[Figure scripts]
---+---

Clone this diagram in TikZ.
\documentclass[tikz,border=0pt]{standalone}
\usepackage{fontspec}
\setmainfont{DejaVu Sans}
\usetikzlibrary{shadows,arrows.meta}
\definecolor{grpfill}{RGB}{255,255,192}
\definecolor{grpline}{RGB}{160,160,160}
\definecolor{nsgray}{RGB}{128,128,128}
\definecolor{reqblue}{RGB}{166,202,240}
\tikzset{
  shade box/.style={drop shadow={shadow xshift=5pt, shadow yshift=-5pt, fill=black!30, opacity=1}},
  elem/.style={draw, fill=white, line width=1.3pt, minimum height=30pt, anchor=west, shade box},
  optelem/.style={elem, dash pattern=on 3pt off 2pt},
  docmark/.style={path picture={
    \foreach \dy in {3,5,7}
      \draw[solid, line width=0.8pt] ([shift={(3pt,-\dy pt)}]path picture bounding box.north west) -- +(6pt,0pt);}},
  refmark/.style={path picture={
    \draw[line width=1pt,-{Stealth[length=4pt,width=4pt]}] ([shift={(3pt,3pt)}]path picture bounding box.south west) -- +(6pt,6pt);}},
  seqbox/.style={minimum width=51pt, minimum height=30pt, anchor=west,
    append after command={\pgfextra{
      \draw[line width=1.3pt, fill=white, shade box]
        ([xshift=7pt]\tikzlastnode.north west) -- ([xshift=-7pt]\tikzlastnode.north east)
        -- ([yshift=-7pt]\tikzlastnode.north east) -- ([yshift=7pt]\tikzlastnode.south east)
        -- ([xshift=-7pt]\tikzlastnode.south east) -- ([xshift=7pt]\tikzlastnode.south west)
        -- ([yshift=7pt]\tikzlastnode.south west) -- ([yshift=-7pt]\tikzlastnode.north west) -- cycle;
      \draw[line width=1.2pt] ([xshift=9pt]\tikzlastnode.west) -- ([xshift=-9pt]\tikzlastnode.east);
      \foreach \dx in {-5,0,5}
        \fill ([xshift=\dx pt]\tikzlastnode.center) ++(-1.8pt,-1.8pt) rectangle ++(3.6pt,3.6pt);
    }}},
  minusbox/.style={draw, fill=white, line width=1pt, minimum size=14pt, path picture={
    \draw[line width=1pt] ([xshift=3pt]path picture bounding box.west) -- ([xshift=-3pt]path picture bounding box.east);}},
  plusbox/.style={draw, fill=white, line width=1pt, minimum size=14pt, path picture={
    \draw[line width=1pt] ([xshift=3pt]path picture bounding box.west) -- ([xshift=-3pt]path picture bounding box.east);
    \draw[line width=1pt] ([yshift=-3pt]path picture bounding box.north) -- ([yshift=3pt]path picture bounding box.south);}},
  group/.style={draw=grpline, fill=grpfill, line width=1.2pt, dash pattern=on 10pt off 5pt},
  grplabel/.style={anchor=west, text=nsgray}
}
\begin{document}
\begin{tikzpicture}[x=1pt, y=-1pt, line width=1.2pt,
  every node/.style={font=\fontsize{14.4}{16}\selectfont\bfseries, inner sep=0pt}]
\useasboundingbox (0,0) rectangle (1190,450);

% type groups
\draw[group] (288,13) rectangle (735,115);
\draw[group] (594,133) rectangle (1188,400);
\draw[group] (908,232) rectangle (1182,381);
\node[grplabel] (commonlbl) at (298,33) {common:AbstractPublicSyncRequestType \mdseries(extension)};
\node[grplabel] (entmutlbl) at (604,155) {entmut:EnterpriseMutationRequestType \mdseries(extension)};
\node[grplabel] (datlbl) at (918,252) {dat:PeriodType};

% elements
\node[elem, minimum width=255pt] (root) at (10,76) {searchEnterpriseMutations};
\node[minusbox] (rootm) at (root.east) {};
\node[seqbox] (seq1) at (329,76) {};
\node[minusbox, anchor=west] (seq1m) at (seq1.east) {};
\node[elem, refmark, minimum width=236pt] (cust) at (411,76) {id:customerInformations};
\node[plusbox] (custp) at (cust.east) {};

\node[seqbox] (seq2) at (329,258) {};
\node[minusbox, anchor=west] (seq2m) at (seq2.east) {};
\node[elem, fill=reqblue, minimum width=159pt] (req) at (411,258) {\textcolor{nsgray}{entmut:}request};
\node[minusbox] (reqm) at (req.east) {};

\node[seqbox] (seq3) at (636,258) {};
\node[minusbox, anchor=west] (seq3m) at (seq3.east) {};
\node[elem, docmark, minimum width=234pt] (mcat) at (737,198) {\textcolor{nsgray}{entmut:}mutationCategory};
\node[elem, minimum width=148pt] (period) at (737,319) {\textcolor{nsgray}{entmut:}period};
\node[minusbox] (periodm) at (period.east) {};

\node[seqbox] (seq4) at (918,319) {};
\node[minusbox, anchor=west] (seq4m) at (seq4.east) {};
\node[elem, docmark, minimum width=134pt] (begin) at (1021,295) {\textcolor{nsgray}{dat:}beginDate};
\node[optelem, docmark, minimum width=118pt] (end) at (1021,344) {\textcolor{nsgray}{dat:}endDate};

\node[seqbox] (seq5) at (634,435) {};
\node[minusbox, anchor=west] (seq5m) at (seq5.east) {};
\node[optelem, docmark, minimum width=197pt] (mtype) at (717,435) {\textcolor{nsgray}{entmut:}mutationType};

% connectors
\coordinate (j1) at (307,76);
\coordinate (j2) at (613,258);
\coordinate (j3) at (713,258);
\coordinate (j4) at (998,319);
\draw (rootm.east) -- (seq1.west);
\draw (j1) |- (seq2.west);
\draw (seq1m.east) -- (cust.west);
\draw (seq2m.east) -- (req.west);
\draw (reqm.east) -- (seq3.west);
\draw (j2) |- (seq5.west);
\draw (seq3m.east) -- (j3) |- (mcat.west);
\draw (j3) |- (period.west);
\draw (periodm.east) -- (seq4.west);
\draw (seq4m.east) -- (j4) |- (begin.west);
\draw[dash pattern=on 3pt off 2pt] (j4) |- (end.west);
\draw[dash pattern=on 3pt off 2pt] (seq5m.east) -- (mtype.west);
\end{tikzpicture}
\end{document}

---+---

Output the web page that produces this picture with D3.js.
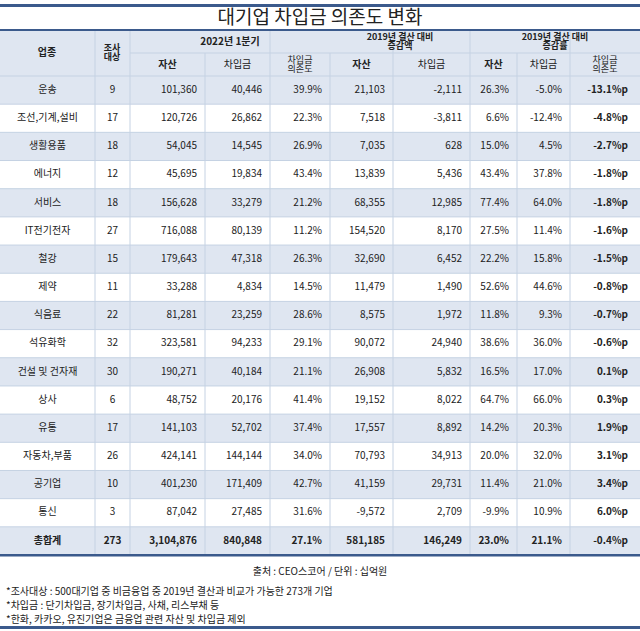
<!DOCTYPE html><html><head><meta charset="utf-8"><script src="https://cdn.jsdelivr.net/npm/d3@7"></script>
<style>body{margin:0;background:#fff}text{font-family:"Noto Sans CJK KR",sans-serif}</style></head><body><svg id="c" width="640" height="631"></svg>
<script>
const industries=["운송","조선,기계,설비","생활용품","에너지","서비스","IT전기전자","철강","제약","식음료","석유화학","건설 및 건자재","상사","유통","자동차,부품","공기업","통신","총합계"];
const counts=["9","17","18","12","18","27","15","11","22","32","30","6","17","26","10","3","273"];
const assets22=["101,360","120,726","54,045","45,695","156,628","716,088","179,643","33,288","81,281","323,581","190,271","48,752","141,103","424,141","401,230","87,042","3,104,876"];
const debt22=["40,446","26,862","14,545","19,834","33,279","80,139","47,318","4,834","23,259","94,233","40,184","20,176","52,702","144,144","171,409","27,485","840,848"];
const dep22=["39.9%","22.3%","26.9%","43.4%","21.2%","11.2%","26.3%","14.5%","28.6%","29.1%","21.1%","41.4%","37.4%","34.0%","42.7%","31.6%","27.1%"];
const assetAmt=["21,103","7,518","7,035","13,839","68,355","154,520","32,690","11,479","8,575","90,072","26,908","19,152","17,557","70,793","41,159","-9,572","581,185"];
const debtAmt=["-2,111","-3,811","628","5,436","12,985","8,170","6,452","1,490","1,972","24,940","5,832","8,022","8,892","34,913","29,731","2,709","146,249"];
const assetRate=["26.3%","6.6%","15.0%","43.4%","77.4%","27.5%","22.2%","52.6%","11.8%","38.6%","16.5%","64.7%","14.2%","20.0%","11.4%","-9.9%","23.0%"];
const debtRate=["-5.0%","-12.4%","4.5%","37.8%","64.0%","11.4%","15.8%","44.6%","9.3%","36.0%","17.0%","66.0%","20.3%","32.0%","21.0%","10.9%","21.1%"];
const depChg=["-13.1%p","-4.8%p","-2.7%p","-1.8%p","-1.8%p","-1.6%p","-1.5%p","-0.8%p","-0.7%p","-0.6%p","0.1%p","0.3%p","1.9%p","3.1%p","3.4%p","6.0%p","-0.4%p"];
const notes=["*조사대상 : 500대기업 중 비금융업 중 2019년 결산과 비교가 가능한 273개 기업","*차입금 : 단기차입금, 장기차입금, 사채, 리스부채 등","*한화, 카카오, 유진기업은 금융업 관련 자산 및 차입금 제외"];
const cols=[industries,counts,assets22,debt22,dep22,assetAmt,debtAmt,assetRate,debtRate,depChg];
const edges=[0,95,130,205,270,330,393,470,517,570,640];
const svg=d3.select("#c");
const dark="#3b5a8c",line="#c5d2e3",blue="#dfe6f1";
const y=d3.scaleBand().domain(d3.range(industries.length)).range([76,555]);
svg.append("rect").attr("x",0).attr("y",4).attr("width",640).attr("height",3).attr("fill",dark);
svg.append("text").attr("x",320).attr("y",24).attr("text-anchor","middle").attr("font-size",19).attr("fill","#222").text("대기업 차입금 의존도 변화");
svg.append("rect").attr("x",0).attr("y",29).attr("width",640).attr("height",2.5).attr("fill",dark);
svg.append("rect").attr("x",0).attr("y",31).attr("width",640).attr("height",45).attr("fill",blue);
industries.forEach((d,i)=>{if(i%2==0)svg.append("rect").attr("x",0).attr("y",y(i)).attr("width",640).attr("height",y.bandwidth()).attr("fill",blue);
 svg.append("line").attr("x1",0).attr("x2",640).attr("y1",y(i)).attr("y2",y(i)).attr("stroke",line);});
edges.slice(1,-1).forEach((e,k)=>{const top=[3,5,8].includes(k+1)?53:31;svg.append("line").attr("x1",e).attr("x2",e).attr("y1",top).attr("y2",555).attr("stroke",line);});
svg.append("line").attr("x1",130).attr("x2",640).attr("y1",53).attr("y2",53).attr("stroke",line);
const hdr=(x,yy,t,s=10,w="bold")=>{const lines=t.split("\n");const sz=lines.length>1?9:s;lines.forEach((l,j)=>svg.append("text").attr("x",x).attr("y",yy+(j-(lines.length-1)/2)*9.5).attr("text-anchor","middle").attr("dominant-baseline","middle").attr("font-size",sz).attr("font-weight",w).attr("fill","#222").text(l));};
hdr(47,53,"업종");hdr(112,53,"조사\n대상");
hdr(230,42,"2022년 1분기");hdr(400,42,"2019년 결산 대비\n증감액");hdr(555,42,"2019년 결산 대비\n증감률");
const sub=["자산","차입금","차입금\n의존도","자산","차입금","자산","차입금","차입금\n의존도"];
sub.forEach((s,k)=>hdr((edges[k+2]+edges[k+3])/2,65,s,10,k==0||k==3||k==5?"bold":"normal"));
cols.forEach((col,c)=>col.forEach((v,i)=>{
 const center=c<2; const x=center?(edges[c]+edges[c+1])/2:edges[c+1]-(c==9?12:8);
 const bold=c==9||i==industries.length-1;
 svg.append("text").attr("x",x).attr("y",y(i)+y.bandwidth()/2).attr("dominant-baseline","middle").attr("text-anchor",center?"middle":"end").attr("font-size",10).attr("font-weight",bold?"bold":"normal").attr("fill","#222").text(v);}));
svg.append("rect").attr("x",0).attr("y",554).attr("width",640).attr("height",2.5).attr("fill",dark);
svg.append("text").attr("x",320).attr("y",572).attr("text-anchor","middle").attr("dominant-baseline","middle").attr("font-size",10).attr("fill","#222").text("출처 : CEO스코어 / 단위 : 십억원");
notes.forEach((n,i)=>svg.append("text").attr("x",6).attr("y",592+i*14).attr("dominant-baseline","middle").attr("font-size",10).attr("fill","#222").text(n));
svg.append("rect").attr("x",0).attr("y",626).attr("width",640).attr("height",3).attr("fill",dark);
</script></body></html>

---+---

## Job:
Answer with one number only: how many lines above contain the word "this".

## Final result:
2